FDI in Senegal has been steadily increasing since 2013

Perceived as an essential vector in the economic development process, FDI rewards the beneficiary economy with several positive effects such as: increasing the level of private capital stock, stimulating competitiveness on the local market, creating jobs, and increasing the level of knowledge stock by providing new equipment and transferring know-how, to name just a few of these positive effects. According to “Challenges économiques”, FDI in Senegal has been growing uninterruptedly since 2013. That year, our country received just over 155 billion FCFA (311 million dollars). “This attractiveness of Senegal was built on the basis of a bold and courageous policy of improving the business environment, with APIX (Agency for the Promotion of Investments and Major Works) as a bridgehead, set up by former President Wade and strengthened by President Sall. The democratic tradition known and recognized in Senegal did the rest, among other reforms” according to “Challenges économiques”. President Macky Sall recalled this a few months before leaving power, at the Invest in Senegal Forum held in Diamniadio: “Our first investment, the one that must attract and make all others prosper, is first and foremost peace, security, stability and the rule of law,” he declared at the time, in a tone that was intended to be reassuring about Senegal’s desire to guarantee a business climate conducive to the flourishing of projects. “Challenges économiques” notes that “if Senegal has become fertile ground for investment, it is also thanks to its economic dynamism, catalyzed in recent years by the Emerging Senegal Plan. With a few exceptions, such as during the Covid crisis which weighed on the global economy, Senegalese growth usually displays one of the best performances in the region. After the slowdown recorded in the post-Covid period, GDP growth rose to more than 5.3% in 2023,” writes the site.
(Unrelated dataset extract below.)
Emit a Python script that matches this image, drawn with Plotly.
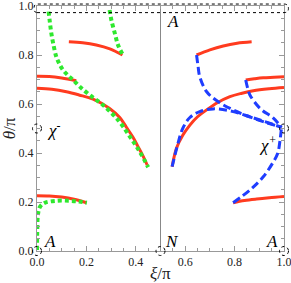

Despite the various crises that have shaken the world, the International Monetary Fund (IMF), which has always believed in Senegal’s resilience, already predicted “solid growth prospects” for the country, due to its reform program deemed “ambitious”, which should allow it to maintain its growth momentum. For these reasons, the Bretton Woods institution had decided to release 2 billion dollars to help the country “remedy its macroeconomic imbalances” and “meet the longer-term structural challenges related to climate change.”

The recent start of oil exploitation, while waiting for gas, will thus rest on a solid economic base carved in the marble of a Plan (PSE) which today brings Senegal all these satisfactions. The outlook is flashing green and if investment is mainly based on confidence, it can be said without exaggeration that investors from around the world are watching our country with interest. Senegal’s performance is all the more remarkable given that the downward trend in FDI flows is general and exceeds 10%, if we exclude the strong variations in investment flows in some European transit economies. The slowdown in project financing has affected sustainable development, with new financing for the Sustainable Development Goals (SDG) sectors falling by more than 10%, particularly in the agri-food and water sectors. This is hampering efforts to achieve the 2030 Agenda and calls for urgent political action to reorganize sustainable development financing. Looking ahead, the report highlights that business facilitation and digital government solutions can address low investment by creating a transparent and streamlined environment. It highlights the significant growth of online services and information portals, arguing that these tools also support the broader development of digital government, benefiting developing nations in particular.